Okay, after going all touchy-feely on that last post, I'm shifting into attack mode. The Bernoulli Effect reminds me of one of my biggest beefs with 'progressives': the desire to 'understand the roots' of terrorism. This, of course, is famously the same disagreement that resulted in the rupture between Christopher Hitchens and the Left. I spoke in the previous post about questioning assumptions; the assumption here, and I believe it is greviously mistaken, is that if the United States were somehow more just, more of a good global citizen, we wouldn't have people flying airplanes into skyscrapers. Bull, I say, and bull again.
Talk about your slippery slopes...it doesn't take much imagination to see how an 'understanding' view of terrorism leads quite quickly to a Ward Churchill with his 'little Eichmanns' and 'coming home to roost' garbage. I'm not interested in painting a hagiographic portrait of a U.S. that's faultless; of course, we've made mistakes, and we've been on the wrong side a few times.
Far more frequently, though, we've been on the right side. The United States has, for a couple of centuries, stood as a beacon of freedom and opportunity that draws in immigrants likes moths to a flame. How many millions have left behind oppression and found their dreams here, we will never know...yes, some fail, and yes, at times, there is injustice, but I'll take my chances here over anywhere else.

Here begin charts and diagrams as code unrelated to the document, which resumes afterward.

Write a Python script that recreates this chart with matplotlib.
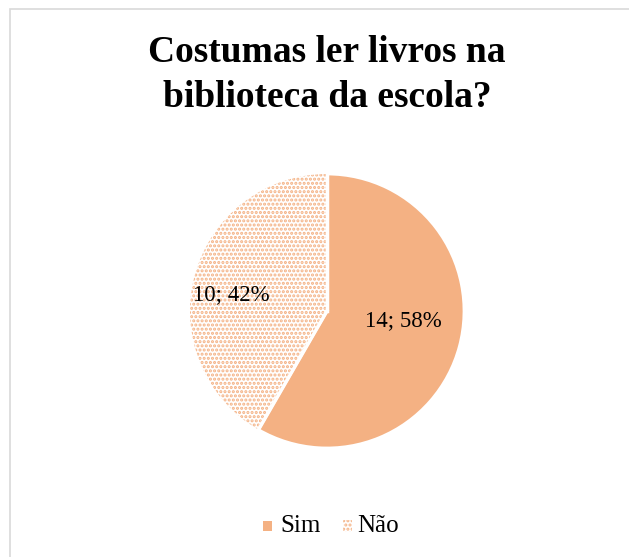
import matplotlib.pyplot as plt
import numpy as np
from matplotlib.patches import Rectangle

plt.rcParams['font.family'] = ['Liberation Serif', 'DejaVu Serif']
plt.rcParams['hatch.linewidth'] = 1.5

labels = ['Sim', 'Não']
values = [14, 10]
pct = [58, 42]
cor = '#F4B183'

fig = plt.figure(figsize=(6.29, 5.57), dpi=100)

# moldura cinza clara (só se vê à esquerda e em cima)
fig.patches.append(Rectangle((10 / 629, -0.1), 1.2, 1.1 - 9 / 557, transform=fig.transFigure,
                             fill=False, edgecolor='#d9d9d9', linewidth=1.2))

fig.text(0.52, 0.905, 'Costumas ler livros na', ha='center', va='center',
         fontsize=27, fontweight='bold')
fig.text(0.52, 0.825, 'biblioteca da escola?', ha='center', va='center',
         fontsize=27, fontweight='bold')

ax = fig.add_axes([(327 - 137) / 629, 1 - (311 + 137) / 557, 274 / 629, 274 / 557])
wedges, _ = ax.pie(values, startangle=90, counterclock=False,
                   colors=[cor, 'white'],
                   wedgeprops=dict(edgecolor='white', linewidth=2))
wedges[1].set_hatch('....')
wedges[1].set_edgecolor(cor)
wedges[1].set_linewidth(0)
# borda branca entre as fatias
ax.plot([0, 0], [0, 1], color='white', lw=2.5)
ang = np.deg2rad(90 - 360 * values[0] / sum(values))
ax.plot([0, np.cos(ang)], [0, np.sin(ang)], color='white', lw=2.5)
ax.set_xlim(-1, 1)
ax.set_ylim(-1, 1)
ax.set_aspect('equal')

ax.text(0.56, -0.07, f'{values[0]}; {pct[0]}%', ha='center', va='center', fontsize=16.5)
ax.text(-0.7, 0.12, f'{values[1]}; {pct[1]}%', ha='center', va='center', fontsize=16.5)

# legenda
fig.patches.append(Rectangle((263 / 629, 1 - 531 / 557), 9 / 629, 10 / 557,
                             transform=fig.transFigure, facecolor=cor, edgecolor='none'))
fig.text(280 / 629, 1 - 526 / 557, labels[0], ha='left', va='center', fontsize=18)
fig.patches.append(Rectangle((343 / 629, 1 - 532 / 557), 9 / 629, 12 / 557,
                             transform=fig.transFigure, facecolor='white', edgecolor=cor,
                             hatch='....', linewidth=0))
fig.text(357 / 629, 1 - 526 / 557, labels[1], ha='left', va='center', fontsize=18)

fig.savefig('out.png', dpi=100)
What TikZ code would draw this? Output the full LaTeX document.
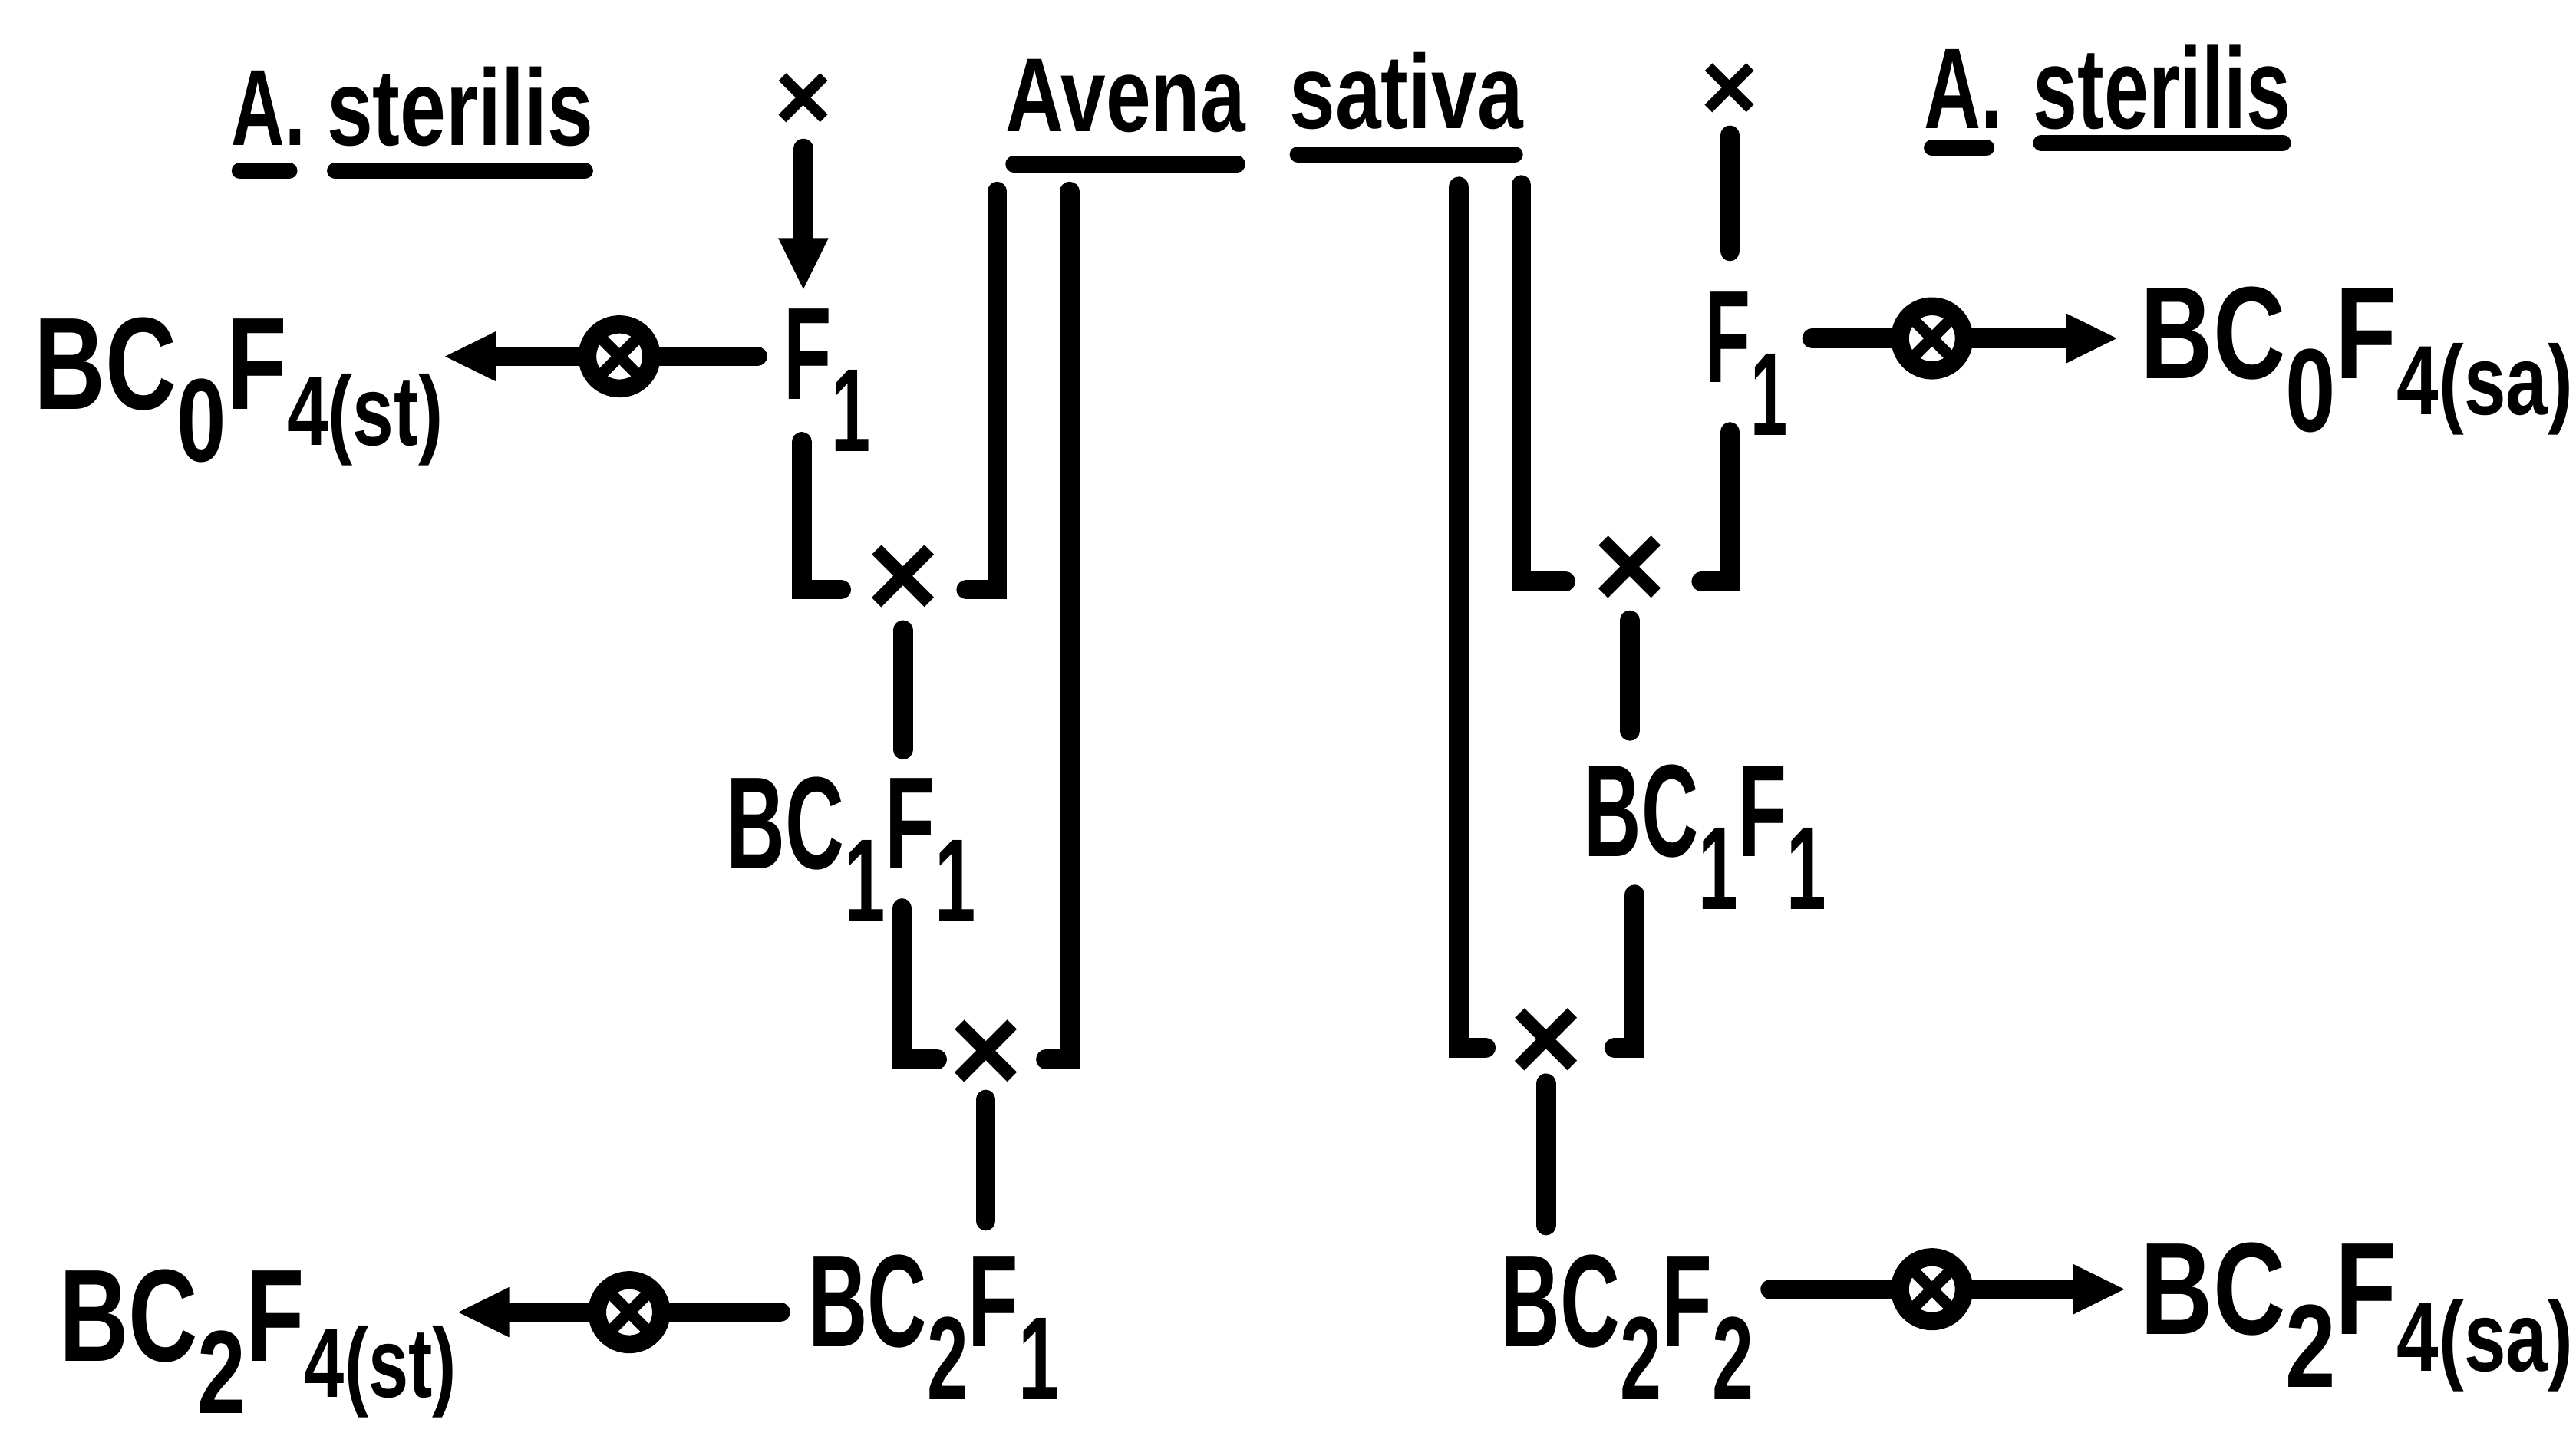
\documentclass[tikz,border=0pt]{standalone}
\usepackage{fontspec}
\usepackage{graphicx}
\setmainfont{Liberation Sans}
\usetikzlibrary{arrows.meta,calc}
\newcommand{\lo}[1]{\raisebox{-16pt}{\fontsize{36}{36}\selectfont #1}}
\newcommand{\los}[1]{\raisebox{-11pt}{\fontsize{30}{30}\selectfont #1}}
\newcommand{\mlab}[2]{\resizebox{#1}{\height}{\fontsize{40}{40}\selectfont\bfseries #2}}
\newcommand{\tlab}[3]{\resizebox{#1}{\height}{\fontsize{#2}{#2}\selectfont\bfseries #3}}
\tikzset{
  lab/.style={inner sep=0pt, outer sep=0pt, anchor=base west},
  crs/.style={inner sep=0pt, font=\bfseries\fontsize{38}{38}\selectfont},
  crss/.style={inner sep=0pt, font=\bfseries\fontsize{30}{30}\selectfont},
  otimes/.style={circle, draw, line width=5.5pt, inner sep=0pt, minimum size=19.5pt,
    path picture={\draw[line width=3.5pt] (path picture bounding box.south west) -- (path picture bounding box.north east)
      (path picture bounding box.north west) -- (path picture bounding box.south east);}},
  ln/.style={line width=6pt, line cap=round},
  arr/.style={line width=6pt, line cap=round, -{Triangle[length=16pt,width=14pt]}},
  ul/.style={line width=5pt, line cap=round},
}
\begin{document}
\begin{tikzpicture}[x=0.5pt,y=-0.5pt]
\useasboundingbox (0,0) rectangle (1568,874);
% main labels
\node[lab] (L0) at (21,249) {\mlab{124.5pt}{BC\lo{0}F\los{4(st)}}};
\node[lab] (F1L) at (477,243) {\mlab{26.5pt}{F\lo{1}}};
\node[lab] (BC1L) at (442,529) {\mlab{76pt}{BC\lo{1}F\lo{1}}};
\node[lab] (BC2L) at (492,820) {\mlab{76.5pt}{BC\lo{2}F\lo{1}}};
\node[lab] (L2) at (36,828.6) {\mlab{121pt}{BC\lo{2}F\los{4(st)}}};
\node[lab] (F1R) at (1038,233) {\mlab{25pt}{F\lo{1}}};
\node[lab] (R0) at (1303,230.6) {\mlab{131.5pt}{BC\lo{0}F\los{4(sa)}}};
\node[lab] (BC1R) at (964.5,521.7) {\mlab{73.5pt}{BC\lo{1}F\lo{1}}};
\node[lab] (BC2R) at (913.6,820) {\mlab{77pt}{BC\lo{2}F\lo{2}}};
\node[lab] (R2) at (1303,812.7) {\mlab{131.5pt}{BC\lo{2}F\los{4(sa)}}};
% top labels
\node[lab] (AL) at (141,88.5) {\tlab{22.5pt}{33}{A.}};
\node[lab] (sL) at (199,88.5) {\tlab{81pt}{33}{sterilis}};
\node[lab] (Av) at (612,80) {\tlab{73pt}{32}{Avena}};
\node[lab] (sa) at (785,78) {\tlab{71pt}{32}{sativa}};
\node[lab] (AR) at (1171,78) {\tlab{24pt}{35}{A.}};
\node[lab] (sR) at (1237.5,78) {\tlab{78.5pt}{35}{sterilis}};
% underlines
\draw[ul] ($(AL.base west)+(5,15.5)$) -- ($(AL.base east)+(-10,15.5)$);
\draw[ul] ($(sL.base west)+(5,15.5)$) -- ($(sL.base east)+(-5,15.5)$);
\draw[ul] ($(Av.base west)+(5,20)$) -- ($(Av.base east)+(-5,20)$);
\draw[ul] ($(sa.base west)+(5,16)$) -- ($(sa.base east)+(-5,16)$);
\draw[ul] ($(AR.base west)+(5,12)$) -- ($(AR.base east)+(-10,12)$);
\draw[ul] ($(sR.base west)+(5,9)$) -- ($(sR.base east)+(-5,9)$);
% crosses
\node[crss] (xTL) at (489,62) {×};
\node[crss] (xTR) at (1053,56) {×};
\node[crs] (xA) at (549.6,354) {×};
\node[crs] (xB) at (600,643) {×};
\node[crs] (xC) at (992,348.5) {×};
\node[crs] (xD) at (941,636) {×};
% selfing symbols
\node[otimes] (oTL) at (377,217) {};
\node[otimes] (oTR) at (1176,206) {};
\node[otimes] (oBL) at (383,799) {};
\node[otimes] (oBR) at (1176,785) {};
% corners
\coordinate (a1) at (488,359); \coordinate (a2) at (607,359);
\coordinate (b1) at (651,645); \coordinate (b2) at (549,645);
\coordinate (c1) at (1053,354); \coordinate (c2) at (926,354);
\coordinate (d1) at (888,638); \coordinate (d2) at (995,638);
% left connectors
\draw[arr, shorten <=5.25pt, shorten >=5.5pt] (xTL) -- (F1L.north -| xTL);
\draw[ln, shorten <=8pt] (F1L.west |- oTL) -- (oTL);
\draw[arr] (oTL) -- (oTL -| L0.east);
\draw[ln, shorten >=7.5pt] ($(F1L.base -| a1)+(0,26)$) -- (a1) -- (xA.west |- a1);
\draw[ln, shorten <=18pt, shorten >=8pt] (Av.south -| a2) -- (a2) -- (xA.east |- a2);
\draw[ln, shorten <=18pt, shorten >=7pt] (Av.south -| b1) -- (b1) -- (xB.east |- b1);
\draw[ln, shorten >=3.5pt] ($(BC1L.base -| b2)+(0,24)$) -- (b2) -- (xB.west |- b2);
\draw[ln, shorten <=3.55pt, shorten >=8.35pt] (xA) -- (BC1L.north -| xA);
\draw[ln, shorten <=2pt, shorten >=10.4pt] (xB) -- (BC2L.north -| xB);
\draw[ln, shorten <=8.5pt] (BC2L.west |- oBL) -- (oBL);
\draw[arr] (oBL) -- (oBL -| L2.east);
% right connectors
\draw[ln, shorten <=4.25pt, shorten >=12.5pt] (xTR) -- (F1R.north -| xTR);
\draw[ln, shorten <=7.5pt] (F1R.east |- oTR) -- (oTR);
\draw[arr, shorten >=6.8pt] (oTR) -- (oTR -| R0.west);
\draw[ln, shorten >=10.5pt] ($(F1R.base -| c1)+(0,30)$) -- (c1) -- (xC.east |- c1);
\draw[ln, shorten <=17pt, shorten >=8.25pt] (sa.south -| c2) -- (c2) -- (xC.west |- c2);
\draw[ln, shorten <=17.5pt, shorten >=7pt] (sa.south -| d1) -- (d1) -- (xD.west |- d1);
\draw[ln, shorten >=9.5pt] ($(BC1R.base -| d2)+(0,23)$) -- (d2) -- (xD.east |- d2);
\draw[ln, shorten <=3.3pt, shorten >=10.4pt] (xC) -- (BC1R.north -| xC);
\draw[ln, shorten <=0.55pt, shorten >=9pt] (xD) -- (BC2R.north -| xD);
\draw[ln, shorten <=5pt] (BC2R.east |- oBR) -- (oBR);
\draw[arr, shorten >=4.5pt] (oBR) -- (oBR -| R2.west);
\end{tikzpicture}
\end{document}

My favorite foreign language movie is 'Au Revoir, Les Enfants' (Goodbye Children) by the great French director Louis Malle. It's a beautiful movie about a private school run by monks in German-occupied France that is secretly sheltering Jewish children from the Nazis. The monks, as a treat for the children, arrange a screening of Charlie Chaplin movies. The boys are greatly entertained, laughing at the antic's of Chaplin's Little Tramp, and cutting up as only young boys can.
Then the Chaplin short 'The Immigrant', from 1917, is shown, and as the Statue of Liberty comes into view in New York Harbor, a hush comes over the room. The reverent awe in the eyes of the immigrants on the screen is matched in the eyes of the young boys in the audience. The scene is one of the most powerful in all of cinema, pregnant with emotion made all the more vivid when one imagines the horror of living under Nazi occupation. This is what America has meant to the world, more often than not. I don't care to attempt to understand the motives of those who fly airplanes into skyscrapers; I'm not about to be lectured on morality by a fiend who beheads his victims; and I won't indulge in abdication of my humanity in a misguided attempt at empathy.
Terrorism is not an argument, not a response, not a cry for help, not a tactic, but an atrocity. It deserves our condemnation, nothing more.